This work addresses the challenge that existing EEG-based human-vehicle interaction methods struggle to simultaneously enable user authentication and continuous modeling of cognitive states, while lacking effective capture of individual-specific neural dynamic trajectories. To overcome this, we propose a self-supervised evolutionary learning framework that, for the first time, integrates population-based evolutionary algorithms into the non-differentiable space of EEG segment partitioning, enabling label-free discovery of individualized neural dynamic stage progressions and identity manifolds. By jointly optimizing temporal predictability, segment boundary contrast, cross-trial alignment, and sparsity of feature weights, our method significantly enhances segment boundary clarity and cross-trial generalization in a simulated street-crossing decision-making task, yielding highly interpretable sparse neural features that effectively support precise user authentication and cognitive anomaly detection.
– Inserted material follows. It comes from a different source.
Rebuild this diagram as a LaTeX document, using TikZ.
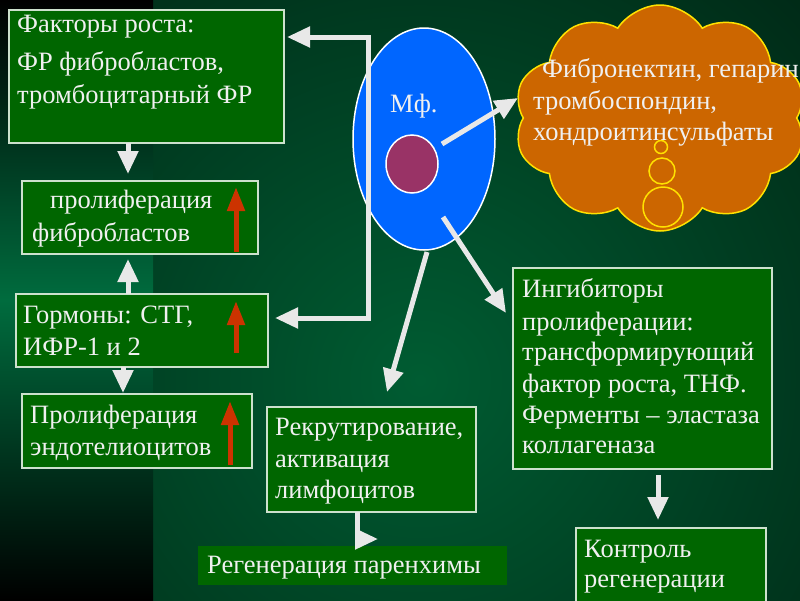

Human-vehicle interaction in safety-critical traffic environments increasingly incorporates neural sensing to infer user intent and cognitive state, yet most existing approaches either treat electroencephalography (EEG) as a static biometric credential or train task-specific decoders that ignore long-term neurodynamic trajectories, lacking mechanisms for secure user identity and continual modeling of evolving cognitive states. This work proposes a self-supervised evolutionary learning (SSEL) framework that discovers individualized neurodynamic progressions and intrinsic identity manifolds directly from continuous EEG, without external labels or predefined cognitive stage models. SSEL jointly optimizes within-stage temporal predictability, boundary contrast, cross-trial alignment, and sparse stage-specific feature weights, while a population-based evolutionary search enables direct optimization in the discrete, non-differentiable space of candidate segmentations. We validate the framework on EEG recorded from participants performing a simulated road-crossing decision task, a canonical safety-critical scenario in which perceptual assessment, risk evaluation, and decision commitment unfold over time. The learned segmentations reveal stable, person-specific stage structures and neurodynamic signatures that support authentication and anomaly detection. Compared to inference-based segmentation baselines, SSEL achieves orders-of-magnitude higher boundary contrast, substantial gains in cross-trial generalization of intention boundaries, and more interpretable, sparse stage-wise feature attributions. Beyond performance, the framework advances a progression-aware perspective on cognitive neurodynamics, where security, resilience, and personalization emerge from the intrinsic temporal structure of brain activity, with implications for next-generation smart urban and transportation infrastructures.